First, China’s zinc concentrate imports have continued to grow substantially without significant decline. According to customs data, domestic zinc concentrate imports reached 450,000 tonnes (physical weight) in April, still a relatively high volume. In the first four months, total zinc concentrate imports reached 2 million tonnes (physical weight), an increase of 290,000 tonnes year-on-year. Increases came primarily from Peru (+70,000t), South Africa (+60,000t), DRC (+60,000t), Russia (+40,000t), and Bolivia (+40,000t). Decreases were mainly from Kazakhstan (-30,000t), Eritrea (-20,000t), Australia (-10,000t), Mongolia (-10,000t), and Turkey (-10,000t).

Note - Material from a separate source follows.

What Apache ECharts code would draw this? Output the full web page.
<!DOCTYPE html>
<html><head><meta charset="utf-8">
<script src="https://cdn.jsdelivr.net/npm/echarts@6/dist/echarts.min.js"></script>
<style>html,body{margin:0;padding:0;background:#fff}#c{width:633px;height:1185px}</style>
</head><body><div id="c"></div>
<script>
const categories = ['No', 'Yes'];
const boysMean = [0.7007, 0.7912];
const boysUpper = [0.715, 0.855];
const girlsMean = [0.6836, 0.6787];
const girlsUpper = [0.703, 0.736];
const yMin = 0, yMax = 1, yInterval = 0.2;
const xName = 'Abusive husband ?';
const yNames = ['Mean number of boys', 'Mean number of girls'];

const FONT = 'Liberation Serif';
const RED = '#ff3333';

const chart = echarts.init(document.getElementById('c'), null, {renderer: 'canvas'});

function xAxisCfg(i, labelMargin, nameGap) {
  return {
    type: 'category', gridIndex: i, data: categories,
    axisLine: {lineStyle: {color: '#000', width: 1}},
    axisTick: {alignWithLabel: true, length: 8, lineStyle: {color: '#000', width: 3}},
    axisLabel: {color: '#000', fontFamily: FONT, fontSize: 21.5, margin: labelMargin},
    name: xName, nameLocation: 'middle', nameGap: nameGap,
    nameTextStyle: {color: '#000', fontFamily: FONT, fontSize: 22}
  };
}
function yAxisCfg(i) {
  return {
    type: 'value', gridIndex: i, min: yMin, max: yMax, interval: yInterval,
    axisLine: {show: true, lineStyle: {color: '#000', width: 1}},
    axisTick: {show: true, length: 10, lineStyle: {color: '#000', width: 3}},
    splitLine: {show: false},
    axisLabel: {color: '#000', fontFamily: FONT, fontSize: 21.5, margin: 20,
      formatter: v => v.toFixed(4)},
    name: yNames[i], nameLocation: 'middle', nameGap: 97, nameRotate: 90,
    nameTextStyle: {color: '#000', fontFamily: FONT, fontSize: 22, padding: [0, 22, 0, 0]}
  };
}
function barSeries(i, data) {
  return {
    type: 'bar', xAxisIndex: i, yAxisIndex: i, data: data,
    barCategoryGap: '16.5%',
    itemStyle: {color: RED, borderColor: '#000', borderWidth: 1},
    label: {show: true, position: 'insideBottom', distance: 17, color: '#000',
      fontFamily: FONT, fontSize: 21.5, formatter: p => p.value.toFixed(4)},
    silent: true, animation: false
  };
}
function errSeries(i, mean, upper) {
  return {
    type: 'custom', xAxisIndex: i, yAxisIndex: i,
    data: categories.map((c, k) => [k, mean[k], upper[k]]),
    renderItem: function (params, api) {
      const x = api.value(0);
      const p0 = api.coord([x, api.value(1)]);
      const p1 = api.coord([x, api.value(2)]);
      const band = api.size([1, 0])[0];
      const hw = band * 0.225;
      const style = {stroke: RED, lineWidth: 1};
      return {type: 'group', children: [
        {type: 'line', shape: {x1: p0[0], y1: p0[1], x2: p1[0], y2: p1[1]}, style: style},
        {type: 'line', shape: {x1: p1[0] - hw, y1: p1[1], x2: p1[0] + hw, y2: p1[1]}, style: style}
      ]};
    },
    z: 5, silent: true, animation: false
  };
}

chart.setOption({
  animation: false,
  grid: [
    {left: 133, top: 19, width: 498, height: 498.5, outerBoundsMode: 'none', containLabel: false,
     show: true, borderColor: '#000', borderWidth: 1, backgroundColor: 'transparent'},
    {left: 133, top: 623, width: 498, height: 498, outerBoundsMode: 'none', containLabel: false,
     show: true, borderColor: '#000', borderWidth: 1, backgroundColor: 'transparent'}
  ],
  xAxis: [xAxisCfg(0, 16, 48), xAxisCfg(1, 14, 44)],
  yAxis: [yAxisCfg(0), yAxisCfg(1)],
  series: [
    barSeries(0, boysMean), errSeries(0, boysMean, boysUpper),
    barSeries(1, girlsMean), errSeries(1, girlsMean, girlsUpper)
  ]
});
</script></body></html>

Second, Chinese zinc smelting output has maintained robust growth, with no production cuts observed. Domestic refined zinc production in April increased by 6% year-on-year. Although smelters in Xinjiang, Gansu, Yunnan, and Shaanxi began routine maintenance, resumption of production after maintenance in Inner Mongolia, Hunan, and Yunnan, along with increased operating rates in some regions due to better smelting margins, led to a slight month-on-month increase in refined zinc output. Over the first four months, domestic zinc smelting output reached 2.2 million tonnes, a year-on-year growth rate of 6%, second only to copper among base metals.

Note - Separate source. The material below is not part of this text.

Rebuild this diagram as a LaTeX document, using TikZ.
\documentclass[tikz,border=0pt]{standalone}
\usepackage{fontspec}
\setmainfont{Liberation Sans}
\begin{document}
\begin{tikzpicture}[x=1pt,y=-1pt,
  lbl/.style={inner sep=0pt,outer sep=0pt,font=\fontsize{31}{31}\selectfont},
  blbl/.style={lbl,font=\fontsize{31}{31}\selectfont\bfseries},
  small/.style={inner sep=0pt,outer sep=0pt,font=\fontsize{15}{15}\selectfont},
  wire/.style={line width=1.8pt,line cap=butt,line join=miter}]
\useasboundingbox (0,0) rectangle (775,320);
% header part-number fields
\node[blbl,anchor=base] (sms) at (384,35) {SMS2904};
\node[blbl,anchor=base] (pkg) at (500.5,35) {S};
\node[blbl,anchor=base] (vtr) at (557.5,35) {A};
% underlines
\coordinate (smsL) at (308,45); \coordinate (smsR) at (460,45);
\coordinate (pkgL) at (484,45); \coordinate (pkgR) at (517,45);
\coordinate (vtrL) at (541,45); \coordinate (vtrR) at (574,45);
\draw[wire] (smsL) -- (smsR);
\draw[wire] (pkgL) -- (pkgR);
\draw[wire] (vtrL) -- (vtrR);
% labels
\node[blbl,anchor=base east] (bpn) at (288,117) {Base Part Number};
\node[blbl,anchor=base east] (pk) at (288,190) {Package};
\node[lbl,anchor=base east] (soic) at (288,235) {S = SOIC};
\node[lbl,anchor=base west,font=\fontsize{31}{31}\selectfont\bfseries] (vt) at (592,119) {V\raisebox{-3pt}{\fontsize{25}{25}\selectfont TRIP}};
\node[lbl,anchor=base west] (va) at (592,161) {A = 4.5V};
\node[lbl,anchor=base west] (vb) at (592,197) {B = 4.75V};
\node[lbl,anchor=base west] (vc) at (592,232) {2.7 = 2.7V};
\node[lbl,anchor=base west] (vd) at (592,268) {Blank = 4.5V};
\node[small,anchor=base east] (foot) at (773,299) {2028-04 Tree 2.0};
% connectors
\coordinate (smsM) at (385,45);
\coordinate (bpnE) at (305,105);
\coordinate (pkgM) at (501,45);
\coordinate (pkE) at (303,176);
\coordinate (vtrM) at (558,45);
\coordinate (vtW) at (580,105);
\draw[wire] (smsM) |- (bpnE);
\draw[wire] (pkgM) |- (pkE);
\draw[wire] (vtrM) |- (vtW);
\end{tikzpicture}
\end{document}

In contrast, overseas smelting has faced some impact, though the extent remains limited. Recent events include the Ust-Kamenogorsk Metallurgical Complex in Kazakhstan operated by Kazzinc running at reduced capacity due to an explosion, and a temporary shutdown at Nexa Resources’ Cajamarquilla plant due to a fire. Additionally, some European smelters continue to face energy cost volatility and maintenance-related disruptions. However, these events appear localized and short-term, not yet causing a systematic decline in overseas smelting operating rates.
From a corporate standpoint, production trends among major overseas zinc smelters are also mixed. Output has declined for companies like Nyrstar, Glencore, Japanese smelters, SMC, and Boliden. Conversely, Southern Copper, Korea Zinc, Peñoles, HZL, Nexa Resources, Teck, and YP have achieved production growth.